The outline of the park is apparent on the earliest detailed maps such as the 1806 estate map, despite the interior having been parcelled up, and is evinced by field names ('Park' and 'Park Head' - 1806) and later houses ('Park House' on the 2nd edition Ordnance Survey). Indeed it can still traced in the present-day field layout.
The bulk of the park enclosure lay on the north side of the Coquet, opposite the castle, but a narrow strip ran along the south side incorporating the later fields labelled Ram's Haugh, Castle Haugh, Castle Garth and Castle Hill on the 1806 map, with the result that the castle itself fell within the boundary of the enclosure. This pattern of fencing both sides of a river is commonly replicated in other medieval parks, e.g. Warkworth, and was presumably intended to provide the wildlife with access to the river for drinking whilst maintaining a secure enclosure. In the 1331 inquest post mortem of Robertde Umfraville, however, 'land called Ramshalgh' (i.e. Ramshaugh) is listed separately along with the castle and the borough, but was clearly still part of the seigneurial demesne.
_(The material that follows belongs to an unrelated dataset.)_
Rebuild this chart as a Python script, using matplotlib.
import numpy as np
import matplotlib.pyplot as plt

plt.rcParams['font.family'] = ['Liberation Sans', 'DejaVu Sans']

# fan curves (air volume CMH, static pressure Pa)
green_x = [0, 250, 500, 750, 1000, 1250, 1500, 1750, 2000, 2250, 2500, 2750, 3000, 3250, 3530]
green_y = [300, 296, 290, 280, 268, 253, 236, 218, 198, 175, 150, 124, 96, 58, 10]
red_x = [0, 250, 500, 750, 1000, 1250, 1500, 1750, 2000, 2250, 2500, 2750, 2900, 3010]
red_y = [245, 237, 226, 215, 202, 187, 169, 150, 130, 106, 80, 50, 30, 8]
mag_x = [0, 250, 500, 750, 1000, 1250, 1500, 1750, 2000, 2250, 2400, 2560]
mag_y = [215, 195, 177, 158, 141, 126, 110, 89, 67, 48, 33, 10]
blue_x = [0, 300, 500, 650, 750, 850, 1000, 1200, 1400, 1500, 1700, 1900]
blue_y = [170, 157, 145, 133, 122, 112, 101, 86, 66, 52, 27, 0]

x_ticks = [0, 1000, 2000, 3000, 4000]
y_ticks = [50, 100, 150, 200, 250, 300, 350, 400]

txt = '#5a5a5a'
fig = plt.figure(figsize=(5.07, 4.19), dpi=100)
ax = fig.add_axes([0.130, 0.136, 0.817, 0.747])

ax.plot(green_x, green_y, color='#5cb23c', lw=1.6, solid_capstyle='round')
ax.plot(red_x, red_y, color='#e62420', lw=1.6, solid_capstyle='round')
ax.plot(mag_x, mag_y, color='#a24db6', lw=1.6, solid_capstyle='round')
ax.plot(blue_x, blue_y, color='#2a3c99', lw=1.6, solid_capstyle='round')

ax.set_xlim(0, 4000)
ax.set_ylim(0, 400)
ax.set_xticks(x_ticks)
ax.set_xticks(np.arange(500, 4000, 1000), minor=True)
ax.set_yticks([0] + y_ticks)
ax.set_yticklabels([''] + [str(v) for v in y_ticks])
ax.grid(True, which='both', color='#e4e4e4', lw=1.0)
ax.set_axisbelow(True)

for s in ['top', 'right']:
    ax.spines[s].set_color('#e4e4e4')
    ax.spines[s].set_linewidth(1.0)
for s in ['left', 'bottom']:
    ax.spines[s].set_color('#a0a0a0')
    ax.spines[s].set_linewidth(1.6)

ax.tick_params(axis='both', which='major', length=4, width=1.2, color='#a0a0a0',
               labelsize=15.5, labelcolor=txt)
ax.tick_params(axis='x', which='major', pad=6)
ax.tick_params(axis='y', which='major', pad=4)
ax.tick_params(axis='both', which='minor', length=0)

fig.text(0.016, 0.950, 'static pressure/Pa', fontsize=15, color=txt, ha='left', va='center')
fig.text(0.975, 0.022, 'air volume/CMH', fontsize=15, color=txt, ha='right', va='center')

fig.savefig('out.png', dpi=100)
There is no indication that the park was still in existence on Armstrong's map (1769), where parks are often depicted as palisaded enclosures. It had evidently been parcelled up into fields after the castle had fallen out of use at the end of the 16th century. When the present Harbottle Castle was built at the east end of the village, by the Widdringtons in the 17th century, the old park was effectively redundant. Subsequently a new park was established south of the 17th Century mansion to provide the requisite pastoral landscape visible from the house itself. This figures on maps from the 1st edition Ordnance Survey onwards (on the 1806 map it is labelled 'lawn').